Com relação à última situação apontada no inciso II do parágrafo 5º do artigo 492 – redução da pena para patamar inferior a 15 anos de reclusão – pensamos que foi afastada pelo julgamento do STF, que não mais exige que a pena seja superior a 15 anos para que ocorra a execução antecipada.

O grande inconveniente desse caminho (do pedido de atribuição de efeito suspensivo) é que o réu ficará preso no período que vai do término da sessão do júri até a apreciação do pedido pelo tribunal, em grau de apelação, o que poderá gerar uma prisão desnecessária e infundada por semanas. Portanto, não se afasta, em casos pontuais, o uso do habeas corpus em conjunto com a apelação, para obtenção da liberdade (pela via de atribuição de efeito suspensivo ao apelo defensivo).
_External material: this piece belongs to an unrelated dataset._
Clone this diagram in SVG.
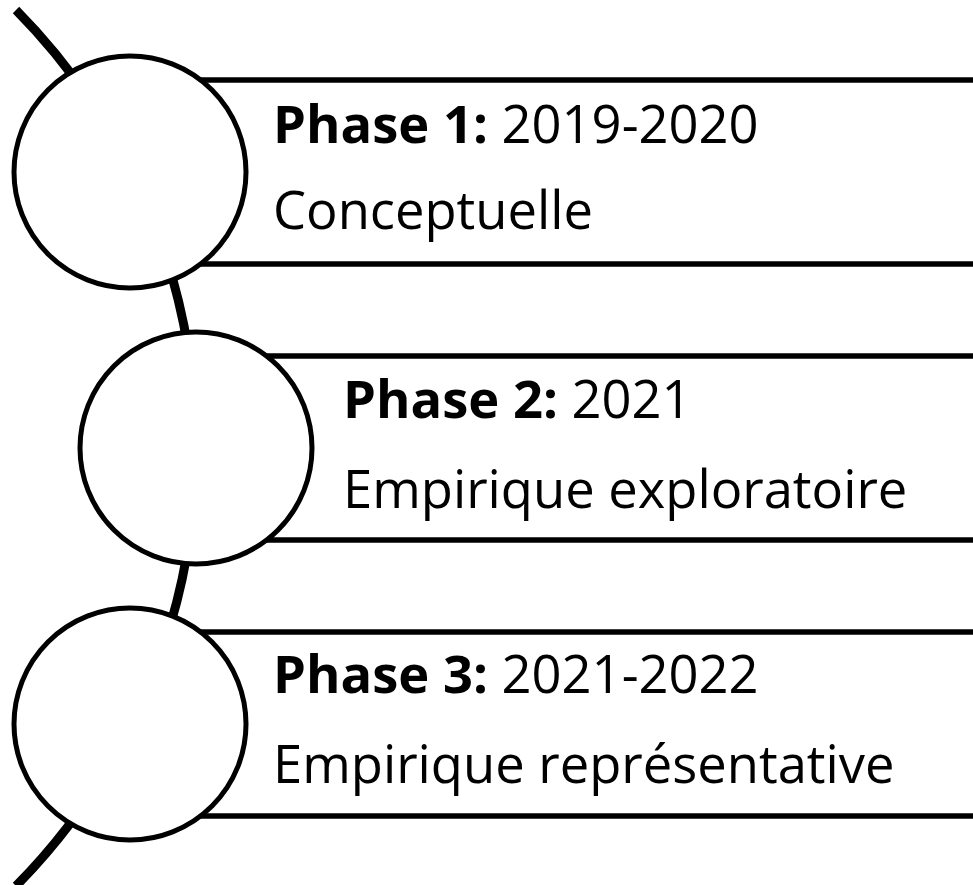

Enfim, ainda que o legislador preveja hipóteses de concessão de efeito suspensivo que evite a execução antecipada da pena, infelizmente isso é um mero paliativo, que enfrentará resistência diante do furor punitivista e a postura burocrática de muitos julgadores, resultando na desnecessária e inconstitucional execução antecipada da pena aplicada em primeiro grau de jurisdição. Sempre recordando, que se o réu representar algum perigo, a justificar a necessidade cautelar, poderá ser decretada a prisão preventiva. Então, estamos tratando de uma prisão sem qualquer fundamento cautelar, de periculum libertatis, que a justifique. Tudo isso com o aval do STF, lamentavelmente.

E neste momento, ao cair da cortina, não há como não lembrar do grande Lenio Streck  e o “fator Julia Roberts”, na cena épica do Dossiê Pelicanothe supreme court is wrong.